From the first line of the data below through the line bearing "within the Cloud</div>", reproduce each line exactly; do not include pictures.

Data extract.
+++

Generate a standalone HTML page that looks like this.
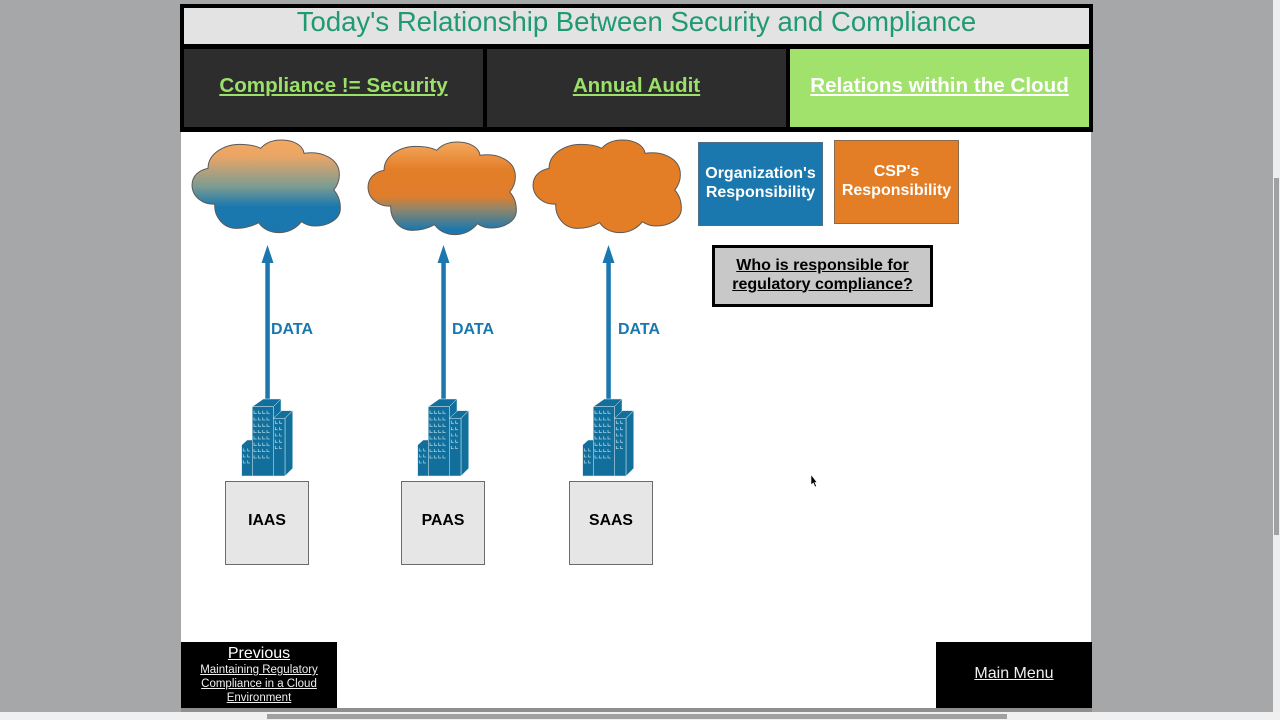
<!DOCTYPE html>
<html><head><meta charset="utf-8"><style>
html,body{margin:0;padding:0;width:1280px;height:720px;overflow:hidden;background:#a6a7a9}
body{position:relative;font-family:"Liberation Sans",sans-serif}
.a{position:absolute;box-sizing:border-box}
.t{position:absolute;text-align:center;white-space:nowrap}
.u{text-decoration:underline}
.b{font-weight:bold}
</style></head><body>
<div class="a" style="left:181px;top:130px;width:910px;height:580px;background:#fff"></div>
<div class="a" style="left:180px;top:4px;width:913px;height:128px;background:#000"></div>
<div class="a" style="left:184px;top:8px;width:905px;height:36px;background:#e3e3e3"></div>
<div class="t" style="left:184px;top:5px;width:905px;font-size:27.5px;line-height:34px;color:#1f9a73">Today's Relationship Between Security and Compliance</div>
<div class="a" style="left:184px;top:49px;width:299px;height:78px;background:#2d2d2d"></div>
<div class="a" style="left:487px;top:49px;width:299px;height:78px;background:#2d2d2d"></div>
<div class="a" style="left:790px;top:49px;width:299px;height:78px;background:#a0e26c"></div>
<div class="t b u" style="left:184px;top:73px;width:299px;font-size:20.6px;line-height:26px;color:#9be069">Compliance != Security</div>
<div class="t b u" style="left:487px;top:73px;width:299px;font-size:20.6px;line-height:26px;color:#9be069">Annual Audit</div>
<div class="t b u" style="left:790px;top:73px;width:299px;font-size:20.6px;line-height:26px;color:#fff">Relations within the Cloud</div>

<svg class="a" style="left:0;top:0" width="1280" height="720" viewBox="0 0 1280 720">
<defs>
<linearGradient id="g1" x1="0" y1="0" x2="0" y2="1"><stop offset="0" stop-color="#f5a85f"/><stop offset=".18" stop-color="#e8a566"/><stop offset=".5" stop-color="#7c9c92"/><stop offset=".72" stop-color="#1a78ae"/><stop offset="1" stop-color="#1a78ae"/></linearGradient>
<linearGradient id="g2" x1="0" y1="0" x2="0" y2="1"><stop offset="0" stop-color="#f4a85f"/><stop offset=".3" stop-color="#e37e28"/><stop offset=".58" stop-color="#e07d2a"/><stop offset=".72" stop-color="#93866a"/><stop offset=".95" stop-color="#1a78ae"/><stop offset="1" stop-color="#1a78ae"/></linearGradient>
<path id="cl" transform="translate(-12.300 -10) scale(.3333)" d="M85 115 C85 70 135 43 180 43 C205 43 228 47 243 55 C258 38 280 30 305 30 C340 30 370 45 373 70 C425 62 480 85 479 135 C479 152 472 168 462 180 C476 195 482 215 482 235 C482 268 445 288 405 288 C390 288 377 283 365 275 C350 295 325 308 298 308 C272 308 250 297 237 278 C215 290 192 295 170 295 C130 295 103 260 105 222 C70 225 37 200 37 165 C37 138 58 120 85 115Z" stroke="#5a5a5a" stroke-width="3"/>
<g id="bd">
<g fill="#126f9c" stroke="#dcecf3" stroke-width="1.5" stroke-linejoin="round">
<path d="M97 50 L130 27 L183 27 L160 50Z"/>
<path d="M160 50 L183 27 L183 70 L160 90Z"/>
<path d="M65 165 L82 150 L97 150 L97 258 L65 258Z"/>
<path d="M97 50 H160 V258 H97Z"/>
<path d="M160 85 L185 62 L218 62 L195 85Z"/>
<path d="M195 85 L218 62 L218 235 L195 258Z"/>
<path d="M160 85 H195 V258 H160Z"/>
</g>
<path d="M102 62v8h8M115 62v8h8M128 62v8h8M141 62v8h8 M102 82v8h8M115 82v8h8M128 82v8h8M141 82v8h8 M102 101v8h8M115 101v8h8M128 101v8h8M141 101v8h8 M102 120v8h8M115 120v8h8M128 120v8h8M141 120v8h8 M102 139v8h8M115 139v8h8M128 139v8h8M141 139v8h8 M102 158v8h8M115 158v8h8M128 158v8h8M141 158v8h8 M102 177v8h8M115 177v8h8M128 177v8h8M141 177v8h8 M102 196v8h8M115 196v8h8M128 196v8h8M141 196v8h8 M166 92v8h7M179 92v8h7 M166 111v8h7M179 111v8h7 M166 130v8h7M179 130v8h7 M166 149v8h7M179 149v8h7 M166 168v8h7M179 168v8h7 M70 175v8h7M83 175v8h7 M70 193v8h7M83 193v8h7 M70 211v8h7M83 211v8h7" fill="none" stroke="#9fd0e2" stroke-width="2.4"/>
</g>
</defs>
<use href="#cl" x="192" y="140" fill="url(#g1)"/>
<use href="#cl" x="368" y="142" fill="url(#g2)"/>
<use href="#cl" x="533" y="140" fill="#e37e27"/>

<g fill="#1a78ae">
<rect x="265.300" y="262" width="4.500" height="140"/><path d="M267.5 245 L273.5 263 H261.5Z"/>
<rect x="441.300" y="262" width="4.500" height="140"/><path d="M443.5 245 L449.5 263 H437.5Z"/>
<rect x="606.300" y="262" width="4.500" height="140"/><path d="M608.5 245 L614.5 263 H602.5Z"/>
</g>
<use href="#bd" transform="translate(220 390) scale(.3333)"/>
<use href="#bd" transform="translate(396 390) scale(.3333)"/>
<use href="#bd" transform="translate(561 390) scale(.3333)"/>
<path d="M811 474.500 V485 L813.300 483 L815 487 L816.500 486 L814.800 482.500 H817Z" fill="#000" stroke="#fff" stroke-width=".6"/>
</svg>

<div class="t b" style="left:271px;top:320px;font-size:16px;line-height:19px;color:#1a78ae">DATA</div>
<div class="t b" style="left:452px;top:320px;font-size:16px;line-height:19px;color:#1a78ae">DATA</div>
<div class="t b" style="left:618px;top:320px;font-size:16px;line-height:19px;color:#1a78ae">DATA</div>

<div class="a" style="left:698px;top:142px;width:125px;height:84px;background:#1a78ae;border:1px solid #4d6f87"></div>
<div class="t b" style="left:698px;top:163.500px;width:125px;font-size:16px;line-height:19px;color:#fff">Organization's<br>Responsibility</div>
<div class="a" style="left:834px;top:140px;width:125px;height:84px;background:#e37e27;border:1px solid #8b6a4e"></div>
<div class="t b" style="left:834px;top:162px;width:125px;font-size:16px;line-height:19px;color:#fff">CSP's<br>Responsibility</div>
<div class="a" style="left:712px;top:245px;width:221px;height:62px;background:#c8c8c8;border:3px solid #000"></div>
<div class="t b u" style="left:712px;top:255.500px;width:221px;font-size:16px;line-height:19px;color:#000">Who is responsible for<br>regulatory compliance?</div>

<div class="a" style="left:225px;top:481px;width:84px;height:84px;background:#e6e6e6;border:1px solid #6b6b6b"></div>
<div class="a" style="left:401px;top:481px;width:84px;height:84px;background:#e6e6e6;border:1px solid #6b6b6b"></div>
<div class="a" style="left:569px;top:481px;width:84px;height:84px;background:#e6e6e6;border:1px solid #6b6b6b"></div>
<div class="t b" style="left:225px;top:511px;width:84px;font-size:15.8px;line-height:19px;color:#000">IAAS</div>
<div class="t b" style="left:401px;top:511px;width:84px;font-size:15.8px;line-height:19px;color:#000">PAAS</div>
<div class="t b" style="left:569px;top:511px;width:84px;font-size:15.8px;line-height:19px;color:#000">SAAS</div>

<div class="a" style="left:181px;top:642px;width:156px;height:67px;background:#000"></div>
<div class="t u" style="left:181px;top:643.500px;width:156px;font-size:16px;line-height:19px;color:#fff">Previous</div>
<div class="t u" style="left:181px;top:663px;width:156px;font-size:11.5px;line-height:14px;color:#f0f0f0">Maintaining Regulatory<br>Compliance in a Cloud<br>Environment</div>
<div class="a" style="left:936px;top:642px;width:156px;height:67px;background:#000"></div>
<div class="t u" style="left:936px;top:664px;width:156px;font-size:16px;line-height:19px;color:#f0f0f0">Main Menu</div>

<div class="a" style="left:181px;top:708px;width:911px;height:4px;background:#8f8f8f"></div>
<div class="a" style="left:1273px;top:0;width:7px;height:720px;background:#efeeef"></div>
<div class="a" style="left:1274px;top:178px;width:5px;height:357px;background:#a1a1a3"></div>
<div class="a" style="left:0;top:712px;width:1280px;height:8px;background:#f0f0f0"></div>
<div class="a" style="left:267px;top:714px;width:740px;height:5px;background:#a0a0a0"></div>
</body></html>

+++

Expected answer.
Generate a standalone HTML page that looks like this.
<!DOCTYPE html>
<html><head><meta charset="utf-8"><style>
html,body{margin:0;padding:0;width:1280px;height:720px;overflow:hidden;background:#a6a7a9}
body{position:relative;font-family:"Liberation Sans",sans-serif}
.a{position:absolute;box-sizing:border-box}
.t{position:absolute;text-align:center;white-space:nowrap}
.u{text-decoration:underline}
.b{font-weight:bold}
</style></head><body>
<div class="a" style="left:181px;top:130px;width:910px;height:580px;background:#fff"></div>
<div class="a" style="left:180px;top:4px;width:913px;height:128px;background:#000"></div>
<div class="a" style="left:184px;top:8px;width:905px;height:36px;background:#e3e3e3"></div>
<div class="t" style="left:184px;top:5px;width:905px;font-size:27.5px;line-height:34px;color:#1f9a73">Today's Relationship Between Security and Compliance</div>
<div class="a" style="left:184px;top:49px;width:299px;height:78px;background:#2d2d2d"></div>
<div class="a" style="left:487px;top:49px;width:299px;height:78px;background:#2d2d2d"></div>
<div class="a" style="left:790px;top:49px;width:299px;height:78px;background:#a0e26c"></div>
<div class="t b u" style="left:184px;top:73px;width:299px;font-size:20.6px;line-height:26px;color:#9be069">Compliance != Security</div>
<div class="t b u" style="left:487px;top:73px;width:299px;font-size:20.6px;line-height:26px;color:#9be069">Annual Audit</div>
<div class="t b u" style="left:790px;top:73px;width:299px;font-size:20.6px;line-height:26px;color:#fff">Relations within the Cloud</div>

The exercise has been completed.